Allora, now we jog

After all the delighting I’ve been doing in all the pastas, pizzas and gelatos that Italy has to offer, I decided: Monday – I start jogging.

So Monday, bright and early, I jogged the Larciano/ Lamporecchio giro, a track that wasn’t so much a track as a gravel dirt path that ovalled some farms, a pond, and a pool in the area. Because it’s not a perfect oval and turns into a road that detours through a village, I managed to take a wrong turn somewhere and ended up on a main street. Determined to go the correct route on Wednesday, I begin my walk, walk, jog from the opposite end.

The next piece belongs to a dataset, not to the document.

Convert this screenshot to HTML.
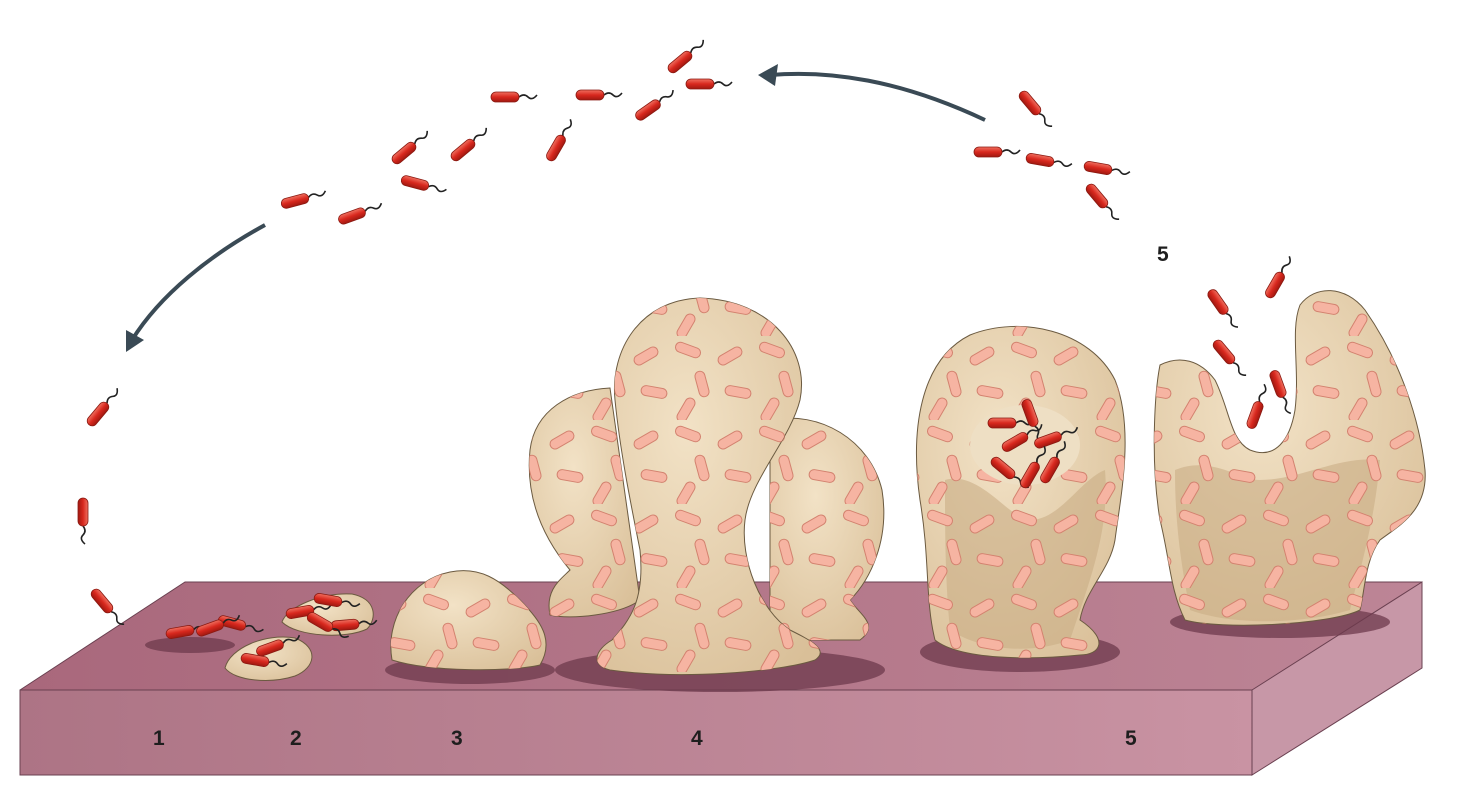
<!DOCTYPE html>
<html><head><meta charset="utf-8"><style>
html,body{margin:0;padding:0;background:#fff;width:1473px;height:812px;overflow:hidden}
svg{display:block}
text{font-family:"Liberation Sans",sans-serif;font-weight:bold;font-size:21px;fill:#1e1e1e}
</style></head><body>
<svg width="1473" height="812" viewBox="0 0 1473 812">
<defs>
<linearGradient id="front" x1="0" x2="1"><stop offset="0" stop-color="#ad7485"/><stop offset="1" stop-color="#c993a3"/></linearGradient>
<linearGradient id="top" x1="0" x2="1"><stop offset="0" stop-color="#a9687c"/><stop offset="1" stop-color="#bd8596"/></linearGradient>
<linearGradient id="red" x1="0" y1="0" x2="0" y2="1"><stop offset="0" stop-color="#f07060"/><stop offset="0.5" stop-color="#d8281e"/><stop offset="1" stop-color="#a01810"/></linearGradient>
<radialGradient id="beige" cx="0.4" cy="0.35" r="0.8"><stop offset="0" stop-color="#f2e2c6"/><stop offset="1" stop-color="#d9bf98"/></radialGradient>
<g id="b"><path d="M14,0 q5,-4 9,0 t9,-2" fill="none" stroke="#222" stroke-width="1.6"/><rect x="-14" y="-5" width="28" height="10" rx="5" fill="url(#red)" stroke="#8a1a12" stroke-width="0.8"/></g>
<g id="p"><rect x="-13" y="-5" width="26" height="10" rx="5" fill="#f6b4a2" stroke="#d3826f" stroke-width="1"/></g>
<pattern id="rods" width="84" height="84" patternUnits="userSpaceOnUse">
<use href="#p" transform="translate(16,14) rotate(20)"/>
<use href="#p" transform="translate(58,20) rotate(-30)"/>
<use href="#p" transform="translate(30,48) rotate(75)"/>
<use href="#p" transform="translate(66,56) rotate(10)"/>
<use href="#p" transform="translate(14,74) rotate(-60)"/>
</pattern>
</defs>

<polygon points="20,690 185,582 1422,582 1252,690" fill="url(#top)"/>
<polygon points="20,690 1252,690 1252,775 20,775" fill="url(#front)" stroke="#6a4050" stroke-width="1"/>
<polygon points="1252,690 1422,582 1422,668 1252,775" fill="#c797a7" stroke="#6a4050" stroke-width="1"/>
<polyline points="20,690 185,582 1422,582" fill="none" stroke="#6a4050" stroke-width="1"/>
<text x="153" y="745">1</text><text x="290" y="745">2</text><text x="451" y="745">3</text><text x="691" y="745">4</text><text x="1125" y="745">5</text>
<text x="1157" y="261">5</text>

<g fill="#6e3a4c" opacity="0.75">
<ellipse cx="190" cy="645" rx="45" ry="8"/>
<ellipse cx="470" cy="670" rx="85" ry="14"/>
<ellipse cx="720" cy="670" rx="165" ry="22"/>
<ellipse cx="1020" cy="652" rx="100" ry="20"/>
<ellipse cx="1280" cy="622" rx="110" ry="16"/>
</g>

<path d="M282,622 c5,-15 40,-30 70,-28 c25,5 25,25 15,35 c-20,10 -70,8 -85,-7z" fill="url(#beige)" stroke="#6b5a40"/>
<path d="M225,668 c5,-20 40,-35 70,-30 c25,10 20,30 0,38 c-25,8 -60,5 -70,-8z" fill="url(#beige)" stroke="#6b5a40"/>

<path d="M392,660 C385,620 410,580 450,572 C480,566 500,580 520,600 C540,620 555,640 540,665 C510,672 430,672 392,660 Z" fill="url(#beige)" stroke="#6b5a40"/>
<path d="M392,660 C385,620 410,580 450,572 C480,566 500,580 520,600 C540,620 555,640 540,665 C510,672 430,672 392,660 Z" fill="url(#rods)"/>

<path d="M550,615 C545,590 560,580 570,570 C545,540 525,500 530,450 C535,410 570,390 610,388 L640,600 C620,615 570,620 550,615Z" fill="url(#beige)" stroke="#6b5a40"/>
<path d="M550,615 C545,590 560,580 570,570 C545,540 525,500 530,450 C535,410 570,390 610,388 L640,600 C620,615 570,620 550,615Z" fill="url(#rods)"/>
<path d="M770,420 C820,410 870,440 882,490 C890,540 870,580 850,600 C860,615 880,625 860,640 L770,640Z" fill="url(#beige)" stroke="#6b5a40"/>
<path d="M770,420 C820,410 870,440 882,490 C890,540 870,580 850,600 C860,615 880,625 860,640 L770,640Z" fill="url(#rods)"/>
<path d="M612,640 C595,650 590,665 610,670 C680,680 780,672 815,660 C830,650 810,640 790,630 C760,610 740,560 745,520 C750,480 790,440 800,400 C810,350 770,300 700,298 C640,300 610,350 615,400 C620,450 630,500 640,550 C645,600 630,620 612,640Z" fill="url(#beige)" stroke="#6b5a40"/>
<path d="M612,640 C595,650 590,665 610,670 C680,680 780,672 815,660 C830,650 810,640 790,630 C760,610 740,560 745,520 C750,480 790,440 800,400 C810,350 770,300 700,298 C640,300 610,350 615,400 C620,450 630,500 640,550 C645,600 630,620 612,640Z" fill="url(#rods)"/>

<path d="M935,640 C925,600 930,560 920,500 C910,430 920,360 970,335 C1020,315 1090,330 1115,380 C1135,430 1120,500 1115,540 C1110,570 1085,590 1080,620 C1110,640 1100,655 1080,655 C1030,660 960,660 935,640Z" fill="url(#beige)" stroke="#6b5a40"/>
<path d="M945,480 C980,470 1010,520 1030,520 C1060,520 1080,480 1105,470 C1110,530 1090,580 1070,640 C1030,655 980,650 950,630 C945,580 945,530 945,480Z" fill="#c9ad86" opacity="0.6"/>
<path d="M935,640 C925,600 930,560 920,500 C910,430 920,360 970,335 C1020,315 1090,330 1115,380 C1135,430 1120,500 1115,540 C1110,570 1085,590 1080,620 C1110,640 1100,655 1080,655 C1030,660 960,660 935,640Z" fill="url(#rods)"/>
<ellipse cx="1025" cy="445" rx="55" ry="40" fill="#eedfc4"/>

<path d="M1185,620 C1170,590 1170,560 1160,520 C1150,460 1155,390 1160,365 C1180,355 1200,360 1215,380 C1230,410 1230,440 1250,450 C1275,460 1290,440 1295,410 C1300,370 1290,330 1300,305 C1315,285 1345,285 1365,310 C1400,360 1420,420 1425,470 C1428,510 1400,525 1380,540 C1365,560 1365,590 1360,610 C1330,625 1220,630 1185,620Z" fill="url(#beige)" stroke="#6b5a40"/>
<path d="M1175,470 C1210,455 1240,480 1260,480 C1300,480 1340,455 1380,460 C1375,520 1360,570 1350,610 C1300,625 1230,625 1190,610 C1180,560 1175,520 1175,470Z" fill="#c9ad86" opacity="0.6"/>
<path d="M1185,620 C1170,590 1170,560 1160,520 C1150,460 1155,390 1160,365 C1180,355 1200,360 1215,380 C1230,410 1230,440 1250,450 C1275,460 1290,440 1295,410 C1300,370 1290,330 1300,305 C1315,285 1345,285 1365,310 C1400,360 1420,420 1425,470 C1428,510 1400,525 1380,540 C1365,560 1365,590 1360,610 C1330,625 1220,630 1185,620Z" fill="url(#rods)"/>

<path d="M985,120 C900,80 830,70 770,75" fill="none" stroke="#3a4a55" stroke-width="4"/>
<polygon points="758,75 778,64 775,86" fill="#3a4a55"/>
<path d="M265,225 C210,255 160,295 132,340" fill="none" stroke="#3a4a55" stroke-width="4"/>
<polygon points="126,352 126,330 144,340" fill="#3a4a55"/>

<g>
<use href="#b" transform="translate(680,62) rotate(-40)"/>
<use href="#b" transform="translate(700,84)"/>
<use href="#b" transform="translate(590,95)"/>
<use href="#b" transform="translate(505,97)"/>
<use href="#b" transform="translate(648,110) rotate(-35)"/>
<use href="#b" transform="translate(556,148) rotate(-60)"/>
<use href="#b" transform="translate(463,150) rotate(-40)"/>
<use href="#b" transform="translate(404,153) rotate(-40)"/>
<use href="#b" transform="translate(415,183) rotate(15)"/>
<use href="#b" transform="translate(295,201) rotate(-15)"/>
<use href="#b" transform="translate(352,216) rotate(-20)"/>
<use href="#b" transform="translate(1030,103) rotate(50)"/>
<use href="#b" transform="translate(988,152)"/>
<use href="#b" transform="translate(1040,160) rotate(10)"/>
<use href="#b" transform="translate(1098,168) rotate(10)"/>
<use href="#b" transform="translate(1097,196) rotate(50)"/>
<use href="#b" transform="translate(1218,302) rotate(55)"/>
<use href="#b" transform="translate(1275,285) rotate(-60)"/>
<use href="#b" transform="translate(1224,352) rotate(50)"/>
<use href="#b" transform="translate(1278,384) rotate(70)"/>
<use href="#b" transform="translate(1255,415) rotate(-70)"/>
<use href="#b" transform="translate(98,414) rotate(-50)"/>
<use href="#b" transform="translate(83,512) rotate(90)"/>
<use href="#b" transform="translate(102,601) rotate(50)"/>
<use href="#b" transform="translate(180,632) rotate(-10)"/>
<use href="#b" transform="translate(232,623) rotate(15)"/>
<use href="#b" transform="translate(210,628) rotate(-20)"/>
<use href="#b" transform="translate(300,612) rotate(-10)"/>
<use href="#b" transform="translate(328,600) rotate(10)"/>
<use href="#b" transform="translate(345,625) rotate(-5)"/>
<use href="#b" transform="translate(320,622) rotate(30)"/>
<use href="#b" transform="translate(270,648) rotate(-20)"/>
<use href="#b" transform="translate(255,660) rotate(10)"/>
<use href="#b" transform="translate(1002,423)"/>
<use href="#b" transform="translate(1030,413) rotate(70)"/>
<use href="#b" transform="translate(1015,442) rotate(-30)"/>
<use href="#b" transform="translate(1048,440) rotate(-20)"/>
<use href="#b" transform="translate(1003,468) rotate(40)"/>
<use href="#b" transform="translate(1030,475) rotate(-60)"/>
<use href="#b" transform="translate(1050,470) rotate(-60)"/>
</g>
</svg>
</body></html>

I am on my second ‘walk’ when a man with short curly brown hair and a slight potato nose catches up to me.  He slows down as he passes and garbles something in Italian.

“Something something tired,” I understand, and so I smile and nod, but he follows this up with, “Così?” I am confused, so I repeat after him, “Così?” like some parrot. He motions for me to follow and starts to jog a bit faster. “Così?” he says again and all of a sudden I am picking up speed to keep up with him and repeat “Così,” again like I totally agree even though I still have no idea what’s happening.

I am confused but feel awesome: I am on a morning jog with some Italian I don’t know who’s wearing a florescent yellow windbreaker. Life is good.

Before he can say anything else I turn to warn him: “Mi scusa, ma io no parlo bene l’Italiano,” I say in my best Italian just like my Pimsleur’s taught me.

He motions with his hand from me to him and back. “Insieme. Insieme.” Together, I understand. 

“Sì, sì.” Yes, yes, I nod emphatically.

We jog for a bit and then he turns to me and asks, “É il tuo primo giro?”

My mind races.

“Tuo primo?” He repeats, and shows me ‘one’ with his finger, and then a circle. Ah, yes, it is my first loop. “Sì.” I nod.

He garbles something again, and I think he is asking me how many loops I plan on doing. He holds up two fingers. “Due?”

Uhh….I stammer, doing the best international hand motion for ‘maybe’ I can think of to say that my last proper jog was roughly two months ago; two giros might be pushing it. He laughs.

We are reaching the turn that I had missed the last time around so I’m hesitant to run beside him hoping he’ll lead. He points left.

“Qui.” Here.

He slows down to a walk. “Something something camminiamo,” again, motioning slowing down with his hands. I know this word from Spanish. Now we walk. Ok.

As we reach another turn he says something that I apparently misunderstand because I manage to say, “Va bene, gracie,” in a way that signals I’m good and don’t want to run with him anymore.

“Non correre tanto?” He asks. “No.” I say. I do not run much. He smiles and says, “Allora,” Well then. “Ciao, ciao.”

He waves and runs off ahead of me and I am caught off guard but I wave and smile and say “Ciao” like it’s a word that I’m used to casually singsonging to random Italians on my morning jogs. I am slightly disappointed – I was ready to struggle a bit just to keep up with him – but then I realize that he had managed to lead me through the one part of the giro I was silently unsure about. It was brilliant. And now, I know where to jog. É una vita bella, no? Allora.